Rows from a dataset of charts and code

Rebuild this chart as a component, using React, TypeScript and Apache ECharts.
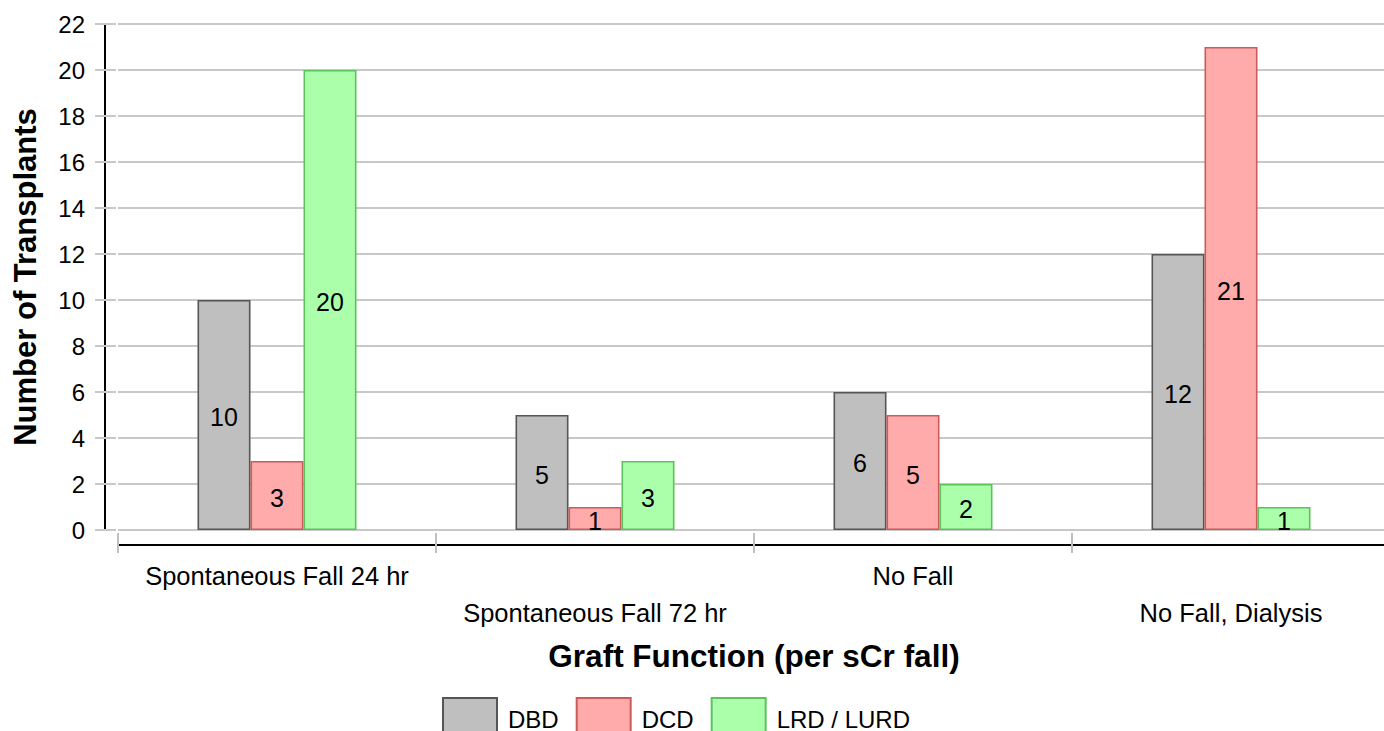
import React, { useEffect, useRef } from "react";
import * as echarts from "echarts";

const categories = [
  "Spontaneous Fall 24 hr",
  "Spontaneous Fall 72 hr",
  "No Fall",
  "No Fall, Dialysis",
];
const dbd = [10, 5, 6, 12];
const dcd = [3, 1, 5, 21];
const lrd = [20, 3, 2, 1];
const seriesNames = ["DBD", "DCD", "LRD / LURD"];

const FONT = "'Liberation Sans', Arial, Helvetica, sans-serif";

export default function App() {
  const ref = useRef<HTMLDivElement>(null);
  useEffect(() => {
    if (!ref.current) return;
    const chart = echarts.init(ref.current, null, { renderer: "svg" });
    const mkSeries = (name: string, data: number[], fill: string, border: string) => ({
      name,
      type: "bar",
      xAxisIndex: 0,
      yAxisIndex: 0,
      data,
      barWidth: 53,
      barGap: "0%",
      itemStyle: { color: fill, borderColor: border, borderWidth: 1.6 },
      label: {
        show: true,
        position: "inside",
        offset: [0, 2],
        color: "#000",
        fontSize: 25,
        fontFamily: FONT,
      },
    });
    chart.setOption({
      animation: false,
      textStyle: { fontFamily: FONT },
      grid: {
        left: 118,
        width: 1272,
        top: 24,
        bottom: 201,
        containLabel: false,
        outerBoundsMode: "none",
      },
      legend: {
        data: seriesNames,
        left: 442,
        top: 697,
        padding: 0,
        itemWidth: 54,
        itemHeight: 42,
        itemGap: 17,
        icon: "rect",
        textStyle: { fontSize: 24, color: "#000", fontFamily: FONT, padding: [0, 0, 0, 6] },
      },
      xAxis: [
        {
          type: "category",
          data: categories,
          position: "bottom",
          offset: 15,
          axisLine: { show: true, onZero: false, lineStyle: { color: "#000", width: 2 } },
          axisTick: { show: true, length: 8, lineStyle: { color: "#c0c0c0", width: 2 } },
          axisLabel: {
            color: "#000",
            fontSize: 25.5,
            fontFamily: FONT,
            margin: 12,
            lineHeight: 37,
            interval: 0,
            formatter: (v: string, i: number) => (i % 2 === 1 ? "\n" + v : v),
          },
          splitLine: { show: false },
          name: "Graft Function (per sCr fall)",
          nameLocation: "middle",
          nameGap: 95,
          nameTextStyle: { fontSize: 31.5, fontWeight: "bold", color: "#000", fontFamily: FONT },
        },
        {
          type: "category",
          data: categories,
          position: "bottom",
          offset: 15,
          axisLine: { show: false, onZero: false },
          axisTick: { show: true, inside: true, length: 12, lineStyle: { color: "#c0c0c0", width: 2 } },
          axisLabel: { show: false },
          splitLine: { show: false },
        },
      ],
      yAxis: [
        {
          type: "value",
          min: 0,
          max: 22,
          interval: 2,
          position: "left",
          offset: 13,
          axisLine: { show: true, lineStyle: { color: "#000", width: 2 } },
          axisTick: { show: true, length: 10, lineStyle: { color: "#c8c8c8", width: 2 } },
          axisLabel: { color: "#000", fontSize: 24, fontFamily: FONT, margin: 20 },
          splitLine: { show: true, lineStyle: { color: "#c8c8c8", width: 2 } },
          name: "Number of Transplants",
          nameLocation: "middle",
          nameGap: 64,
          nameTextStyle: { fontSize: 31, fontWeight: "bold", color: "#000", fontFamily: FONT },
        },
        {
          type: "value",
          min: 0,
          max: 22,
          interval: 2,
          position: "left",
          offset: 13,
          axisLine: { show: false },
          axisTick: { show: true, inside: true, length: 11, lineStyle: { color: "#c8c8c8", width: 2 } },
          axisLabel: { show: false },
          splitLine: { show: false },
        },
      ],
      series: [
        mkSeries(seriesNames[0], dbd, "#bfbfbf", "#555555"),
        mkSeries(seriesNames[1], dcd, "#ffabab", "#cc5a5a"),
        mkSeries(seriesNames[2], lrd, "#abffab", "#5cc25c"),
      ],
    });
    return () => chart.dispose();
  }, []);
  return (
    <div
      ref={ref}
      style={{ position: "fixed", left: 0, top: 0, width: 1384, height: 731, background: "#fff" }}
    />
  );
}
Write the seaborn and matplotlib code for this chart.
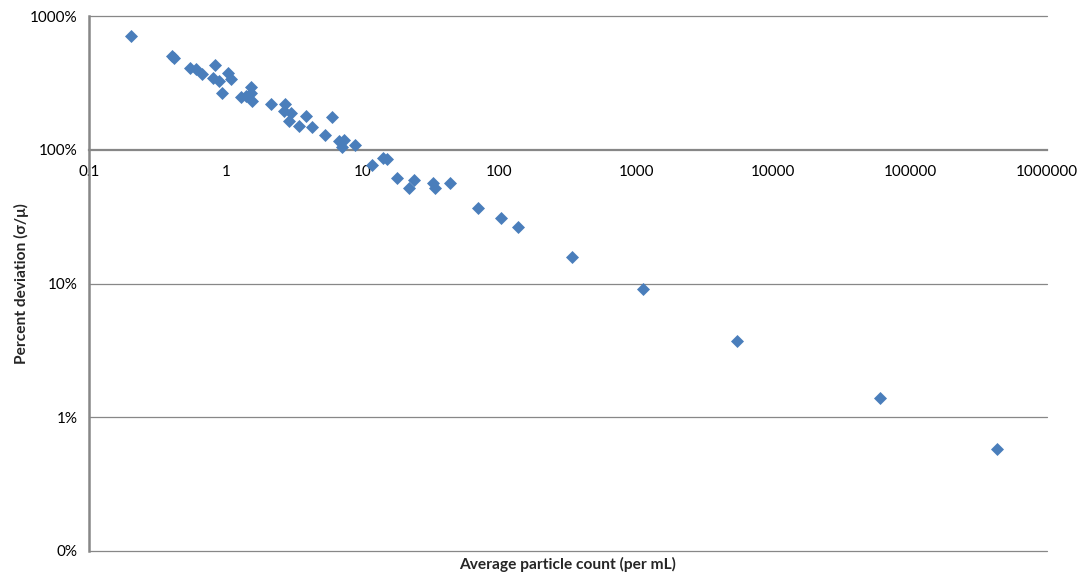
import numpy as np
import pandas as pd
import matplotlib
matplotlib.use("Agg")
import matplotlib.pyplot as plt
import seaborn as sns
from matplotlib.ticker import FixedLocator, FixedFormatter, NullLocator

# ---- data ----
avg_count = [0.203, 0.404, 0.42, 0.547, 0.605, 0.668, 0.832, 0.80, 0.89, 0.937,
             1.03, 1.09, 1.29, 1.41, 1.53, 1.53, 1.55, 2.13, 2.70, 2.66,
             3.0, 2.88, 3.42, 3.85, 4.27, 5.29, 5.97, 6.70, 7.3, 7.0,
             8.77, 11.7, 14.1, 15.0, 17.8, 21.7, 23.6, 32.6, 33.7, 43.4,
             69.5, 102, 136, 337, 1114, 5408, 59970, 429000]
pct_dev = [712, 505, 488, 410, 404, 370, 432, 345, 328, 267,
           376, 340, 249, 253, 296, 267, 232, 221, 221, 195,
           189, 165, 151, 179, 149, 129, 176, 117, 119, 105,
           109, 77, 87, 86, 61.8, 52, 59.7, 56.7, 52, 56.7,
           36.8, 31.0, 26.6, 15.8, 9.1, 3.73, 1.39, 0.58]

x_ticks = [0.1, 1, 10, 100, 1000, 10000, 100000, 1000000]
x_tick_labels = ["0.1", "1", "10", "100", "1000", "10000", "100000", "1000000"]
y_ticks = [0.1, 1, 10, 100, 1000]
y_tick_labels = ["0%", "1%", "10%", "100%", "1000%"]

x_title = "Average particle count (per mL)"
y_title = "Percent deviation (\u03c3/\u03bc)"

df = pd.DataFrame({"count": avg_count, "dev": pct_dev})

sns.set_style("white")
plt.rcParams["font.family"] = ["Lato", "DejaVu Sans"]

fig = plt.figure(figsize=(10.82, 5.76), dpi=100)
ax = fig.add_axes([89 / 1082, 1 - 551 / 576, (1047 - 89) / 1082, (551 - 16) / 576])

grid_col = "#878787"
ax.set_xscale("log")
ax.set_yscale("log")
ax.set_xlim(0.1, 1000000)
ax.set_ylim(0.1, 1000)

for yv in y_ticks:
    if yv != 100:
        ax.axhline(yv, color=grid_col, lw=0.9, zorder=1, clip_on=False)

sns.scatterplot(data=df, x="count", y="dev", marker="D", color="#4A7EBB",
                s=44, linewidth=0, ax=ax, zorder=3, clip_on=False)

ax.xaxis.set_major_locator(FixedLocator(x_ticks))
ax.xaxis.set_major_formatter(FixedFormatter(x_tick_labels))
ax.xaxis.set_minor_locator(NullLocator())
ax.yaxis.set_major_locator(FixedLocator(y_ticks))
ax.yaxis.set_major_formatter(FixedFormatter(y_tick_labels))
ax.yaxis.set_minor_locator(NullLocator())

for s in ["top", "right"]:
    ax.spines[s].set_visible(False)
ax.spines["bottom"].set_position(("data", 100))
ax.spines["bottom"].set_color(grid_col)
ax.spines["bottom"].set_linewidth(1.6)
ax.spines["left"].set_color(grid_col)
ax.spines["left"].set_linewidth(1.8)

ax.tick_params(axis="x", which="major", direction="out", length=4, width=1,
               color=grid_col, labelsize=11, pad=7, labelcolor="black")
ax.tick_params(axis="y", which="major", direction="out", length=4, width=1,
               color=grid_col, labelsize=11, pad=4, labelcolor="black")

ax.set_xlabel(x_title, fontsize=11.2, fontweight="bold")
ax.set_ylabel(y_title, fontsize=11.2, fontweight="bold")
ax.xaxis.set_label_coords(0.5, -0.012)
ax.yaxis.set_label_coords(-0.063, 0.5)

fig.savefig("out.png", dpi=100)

**TASK BRIEF:** Write out each line again precisely as it appears, skipping every picture.

**FULL OUTPUT:**
Rebuild this chart as a component, using React, TypeScript and Apache ECharts.
import React, { useEffect, useRef } from "react";
import * as echarts from "echarts";

const categories = [
  "Spontaneous Fall 24 hr",
  "Spontaneous Fall 72 hr",
  "No Fall",
  "No Fall, Dialysis",
];
const dbd = [10, 5, 6, 12];
const dcd = [3, 1, 5, 21];
const lrd = [20, 3, 2, 1];
const seriesNames = ["DBD", "DCD", "LRD / LURD"];

const FONT = "'Liberation Sans', Arial, Helvetica, sans-serif";

export default function App() {
  const ref = useRef<HTMLDivElement>(null);
  useEffect(() => {
    if (!ref.current) return;
    const chart = echarts.init(ref.current, null, { renderer: "svg" });
    const mkSeries = (name: string, data: number[], fill: string, border: string) => ({
      name,
      type: "bar",
      xAxisIndex: 0,
      yAxisIndex: 0,
      data,
      barWidth: 53,
      barGap: "0%",
      itemStyle: { color: fill, borderColor: border, borderWidth: 1.6 },
      label: {
        show: true,
        position: "inside",
        offset: [0, 2],
        color: "#000",
        fontSize: 25,
        fontFamily: FONT,
      },
    });
    chart.setOption({
      animation: false,
      textStyle: { fontFamily: FONT },
      grid: {
        left: 118,
        width: 1272,
        top: 24,
        bottom: 201,
        containLabel: false,
        outerBoundsMode: "none",
      },
      legend: {
        data: seriesNames,
        left: 442,
        top: 697,
        padding: 0,
        itemWidth: 54,
        itemHeight: 42,
        itemGap: 17,
        icon: "rect",
        textStyle: { fontSize: 24, color: "#000", fontFamily: FONT, padding: [0, 0, 0, 6] },
      },
      xAxis: [
        {
          type: "category",
          data: categories,
          position: "bottom",
          offset: 15,
          axisLine: { show: true, onZero: false, lineStyle: { color: "#000", width: 2 } },
          axisTick: { show: true, length: 8, lineStyle: { color: "#c0c0c0", width: 2 } },
          axisLabel: {
            color: "#000",
            fontSize: 25.5,
            fontFamily: FONT,
            margin: 12,
            lineHeight: 37,
            interval: 0,
            formatter: (v: string, i: number) => (i % 2 === 1 ? "\n" + v : v),
          },
          splitLine: { show: false },
          name: "Graft Function (per sCr fall)",
          nameLocation: "middle",
          nameGap: 95,
          nameTextStyle: { fontSize: 31.5, fontWeight: "bold", color: "#000", fontFamily: FONT },
        },
        {
          type: "category",
          data: categories,
          position: "bottom",
          offset: 15,
          axisLine: { show: false, onZero: false },
          axisTick: { show: true, inside: true, length: 12, lineStyle: { color: "#c0c0c0", width: 2 } },
          axisLabel: { show: false },
          splitLine: { show: false },
        },
      ],
      yAxis: [
        {
          type: "value",
          min: 0,
          max: 22,
          interval: 2,
          position: "left",
          offset: 13,
          axisLine: { show: true, lineStyle: { color: "#000", width: 2 } },
          axisTick: { show: true, length: 10, lineStyle: { color: "#c8c8c8", width: 2 } },
          axisLabel: { color: "#000", fontSize: 24, fontFamily: FONT, margin: 20 },
          splitLine: { show: true, lineStyle: { color: "#c8c8c8", width: 2 } },
          name: "Number of Transplants",
          nameLocation: "middle",
          nameGap: 64,
          nameTextStyle: { fontSize: 31, fontWeight: "bold", color: "#000", fontFamily: FONT },
        },
        {
          type: "value",
          min: 0,
          max: 22,
          interval: 2,
          position: "left",
          offset: 13,
          axisLine: { show: false },
          axisTick: { show: true, inside: true, length: 11, lineStyle: { color: "#c8c8c8", width: 2 } },
          axisLabel: { show: false },
          splitLine: { show: false },
        },
      ],
      series: [
        mkSeries(seriesNames[0], dbd, "#bfbfbf", "#555555"),
        mkSeries(seriesNames[1], dcd, "#ffabab", "#cc5a5a"),
        mkSeries(seriesNames[2], lrd, "#abffab", "#5cc25c"),
      ],
    });
    return () => chart.dispose();
  }, []);
  return (
    <div
      ref={ref}
      style={{ position: "fixed", left: 0, top: 0, width: 1384, height: 731, background: "#fff" }}
    />
  );
}
Write the seaborn and matplotlib code for this chart.
import numpy as np
import pandas as pd
import matplotlib
matplotlib.use("Agg")
import matplotlib.pyplot as plt
import seaborn as sns
from matplotlib.ticker import FixedLocator, FixedFormatter, NullLocator

# ---- data ----
avg_count = [0.203, 0.404, 0.42, 0.547, 0.605, 0.668, 0.832, 0.80, 0.89, 0.937,
             1.03, 1.09, 1.29, 1.41, 1.53, 1.53, 1.55, 2.13, 2.70, 2.66,
             3.0, 2.88, 3.42, 3.85, 4.27, 5.29, 5.97, 6.70, 7.3, 7.0,
             8.77, 11.7, 14.1, 15.0, 17.8, 21.7, 23.6, 32.6, 33.7, 43.4,
             69.5, 102, 136, 337, 1114, 5408, 59970, 429000]
pct_dev = [712, 505, 488, 410, 404, 370, 432, 345, 328, 267,
           376, 340, 249, 253, 296, 267, 232, 221, 221, 195,
           189, 165, 151, 179, 149, 129, 176, 117, 119, 105,
           109, 77, 87, 86, 61.8, 52, 59.7, 56.7, 52, 56.7,
           36.8, 31.0, 26.6, 15.8, 9.1, 3.73, 1.39, 0.58]

x_ticks = [0.1, 1, 10, 100, 1000, 10000, 100000, 1000000]
x_tick_labels = ["0.1", "1", "10", "100", "1000", "10000", "100000", "1000000"]
y_ticks = [0.1, 1, 10, 100, 1000]
y_tick_labels = ["0%", "1%", "10%", "100%", "1000%"]

x_title = "Average particle count (per mL)"
y_title = "Percent deviation (\u03c3/\u03bc)"

df = pd.DataFrame({"count": avg_count, "dev": pct_dev})

sns.set_style("white")
plt.rcParams["font.family"] = ["Lato", "DejaVu Sans"]

fig = plt.figure(figsize=(10.82, 5.76), dpi=100)
ax = fig.add_axes([89 / 1082, 1 - 551 / 576, (1047 - 89) / 1082, (551 - 16) / 576])

grid_col = "#878787"
ax.set_xscale("log")
ax.set_yscale("log")
ax.set_xlim(0.1, 1000000)
ax.set_ylim(0.1, 1000)

for yv in y_ticks:
    if yv != 100:
        ax.axhline(yv, color=grid_col, lw=0.9, zorder=1, clip_on=False)

sns.scatterplot(data=df, x="count", y="dev", marker="D", color="#4A7EBB",
                s=44, linewidth=0, ax=ax, zorder=3, clip_on=False)

ax.xaxis.set_major_locator(FixedLocator(x_ticks))
ax.xaxis.set_major_formatter(FixedFormatter(x_tick_labels))
ax.xaxis.set_minor_locator(NullLocator())
ax.yaxis.set_major_locator(FixedLocator(y_ticks))
ax.yaxis.set_major_formatter(FixedFormatter(y_tick_labels))
ax.yaxis.set_minor_locator(NullLocator())

for s in ["top", "right"]:
    ax.spines[s].set_visible(False)
ax.spines["bottom"].set_position(("data", 100))
ax.spines["bottom"].set_color(grid_col)
ax.spines["bottom"].set_linewidth(1.6)
ax.spines["left"].set_color(grid_col)
ax.spines["left"].set_linewidth(1.8)

ax.tick_params(axis="x", which="major", direction="out", length=4, width=1,
               color=grid_col, labelsize=11, pad=7, labelcolor="black")
ax.tick_params(axis="y", which="major", direction="out", length=4, width=1,
               color=grid_col, labelsize=11, pad=4, labelcolor="black")

ax.set_xlabel(x_title, fontsize=11.2, fontweight="bold")
ax.set_ylabel(y_title, fontsize=11.2, fontweight="bold")
ax.xaxis.set_label_coords(0.5, -0.012)
ax.yaxis.set_label_coords(-0.063, 0.5)

fig.savefig("out.png", dpi=100)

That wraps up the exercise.